* _Goal of the exercise_
Leaving out every picture, retype the lines below from the top through the one that contains "gender_pct = [51.6, 47.8]".

— BEGIN Provided data —

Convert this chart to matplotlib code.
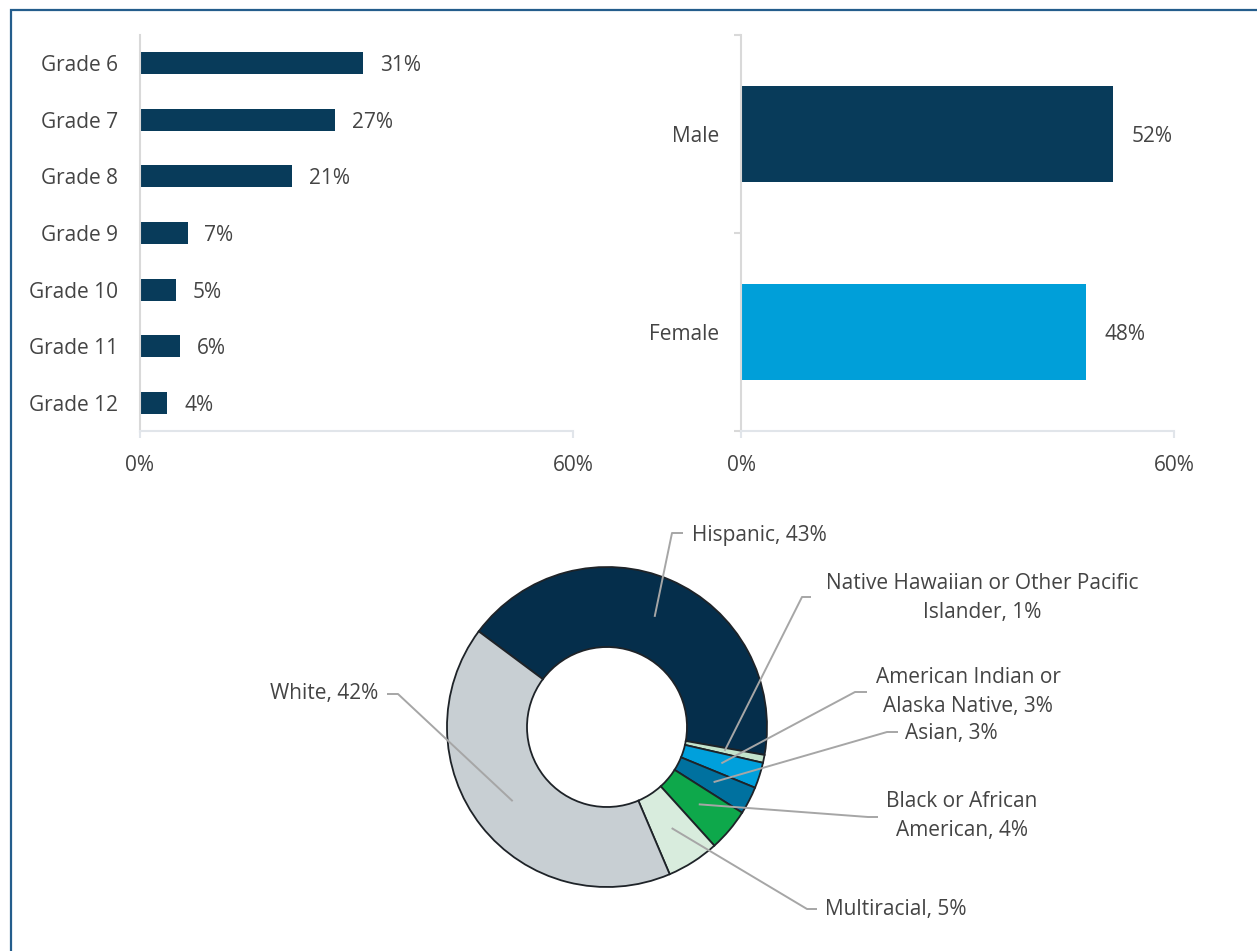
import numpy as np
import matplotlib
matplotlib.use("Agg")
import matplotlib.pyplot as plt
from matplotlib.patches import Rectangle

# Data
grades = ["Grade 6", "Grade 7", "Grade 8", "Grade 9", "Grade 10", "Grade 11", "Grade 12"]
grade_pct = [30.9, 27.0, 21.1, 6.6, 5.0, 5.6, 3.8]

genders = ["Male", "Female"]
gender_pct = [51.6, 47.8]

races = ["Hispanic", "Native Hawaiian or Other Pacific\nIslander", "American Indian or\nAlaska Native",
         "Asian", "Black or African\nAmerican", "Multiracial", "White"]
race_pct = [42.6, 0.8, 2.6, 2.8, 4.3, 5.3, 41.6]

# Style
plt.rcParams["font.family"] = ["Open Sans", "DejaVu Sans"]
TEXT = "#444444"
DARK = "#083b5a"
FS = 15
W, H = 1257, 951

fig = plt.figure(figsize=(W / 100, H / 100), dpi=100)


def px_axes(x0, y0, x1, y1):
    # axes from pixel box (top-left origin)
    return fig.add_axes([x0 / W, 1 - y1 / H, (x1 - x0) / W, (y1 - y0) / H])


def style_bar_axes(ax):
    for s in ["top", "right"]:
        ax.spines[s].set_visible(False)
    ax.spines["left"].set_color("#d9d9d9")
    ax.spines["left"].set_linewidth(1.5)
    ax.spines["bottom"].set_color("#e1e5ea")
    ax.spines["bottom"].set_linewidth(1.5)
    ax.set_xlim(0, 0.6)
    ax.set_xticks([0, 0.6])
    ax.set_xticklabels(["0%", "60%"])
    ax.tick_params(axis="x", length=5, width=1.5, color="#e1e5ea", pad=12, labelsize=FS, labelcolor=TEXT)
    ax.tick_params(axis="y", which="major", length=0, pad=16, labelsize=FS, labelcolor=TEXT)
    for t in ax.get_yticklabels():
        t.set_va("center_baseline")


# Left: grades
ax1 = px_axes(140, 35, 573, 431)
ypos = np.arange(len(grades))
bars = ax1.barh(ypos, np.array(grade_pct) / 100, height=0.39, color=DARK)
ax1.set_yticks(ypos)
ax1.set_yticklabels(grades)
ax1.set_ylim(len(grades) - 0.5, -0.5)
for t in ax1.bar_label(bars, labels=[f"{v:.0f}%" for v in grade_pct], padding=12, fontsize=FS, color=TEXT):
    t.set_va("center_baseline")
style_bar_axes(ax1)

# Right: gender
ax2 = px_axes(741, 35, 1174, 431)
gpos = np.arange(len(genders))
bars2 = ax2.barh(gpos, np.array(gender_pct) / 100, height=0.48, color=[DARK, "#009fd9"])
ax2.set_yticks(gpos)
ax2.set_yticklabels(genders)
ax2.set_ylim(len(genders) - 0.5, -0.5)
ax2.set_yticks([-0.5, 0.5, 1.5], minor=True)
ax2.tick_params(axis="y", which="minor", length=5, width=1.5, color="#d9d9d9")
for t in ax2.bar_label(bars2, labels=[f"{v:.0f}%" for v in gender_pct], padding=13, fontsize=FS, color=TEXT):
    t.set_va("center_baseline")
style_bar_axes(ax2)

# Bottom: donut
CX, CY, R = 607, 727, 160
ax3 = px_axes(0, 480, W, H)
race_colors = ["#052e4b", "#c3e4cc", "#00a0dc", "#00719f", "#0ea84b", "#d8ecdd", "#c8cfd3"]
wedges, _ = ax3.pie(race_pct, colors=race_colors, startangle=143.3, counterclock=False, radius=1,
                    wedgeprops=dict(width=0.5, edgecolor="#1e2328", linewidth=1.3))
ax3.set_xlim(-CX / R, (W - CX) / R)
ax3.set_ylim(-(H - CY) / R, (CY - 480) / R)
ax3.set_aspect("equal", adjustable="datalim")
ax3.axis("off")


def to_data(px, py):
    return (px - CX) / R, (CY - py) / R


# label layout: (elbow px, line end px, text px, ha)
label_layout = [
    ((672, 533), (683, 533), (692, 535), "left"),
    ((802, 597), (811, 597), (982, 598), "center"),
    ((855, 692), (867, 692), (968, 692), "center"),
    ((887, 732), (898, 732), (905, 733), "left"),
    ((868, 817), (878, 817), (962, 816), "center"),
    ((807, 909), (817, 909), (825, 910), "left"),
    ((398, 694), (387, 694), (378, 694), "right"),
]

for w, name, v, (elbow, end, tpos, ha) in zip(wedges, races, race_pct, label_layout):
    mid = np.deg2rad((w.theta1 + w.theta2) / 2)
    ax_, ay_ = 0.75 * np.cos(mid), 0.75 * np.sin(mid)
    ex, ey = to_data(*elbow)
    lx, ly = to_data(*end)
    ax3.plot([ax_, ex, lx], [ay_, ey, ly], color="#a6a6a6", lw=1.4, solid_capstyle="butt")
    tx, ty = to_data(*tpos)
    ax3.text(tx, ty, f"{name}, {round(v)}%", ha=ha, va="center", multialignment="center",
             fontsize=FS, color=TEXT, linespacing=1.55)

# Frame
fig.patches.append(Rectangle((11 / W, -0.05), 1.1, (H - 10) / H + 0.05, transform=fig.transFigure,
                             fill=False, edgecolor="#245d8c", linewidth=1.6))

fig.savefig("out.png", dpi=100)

— END Provided data —

* _Result of the task_
Convert this chart to matplotlib code.
import numpy as np
import matplotlib
matplotlib.use("Agg")
import matplotlib.pyplot as plt
from matplotlib.patches import Rectangle

# Data
grades = ["Grade 6", "Grade 7", "Grade 8", "Grade 9", "Grade 10", "Grade 11", "Grade 12"]
grade_pct = [30.9, 27.0, 21.1, 6.6, 5.0, 5.6, 3.8]

genders = ["Male", "Female"]
gender_pct = [51.6, 47.8]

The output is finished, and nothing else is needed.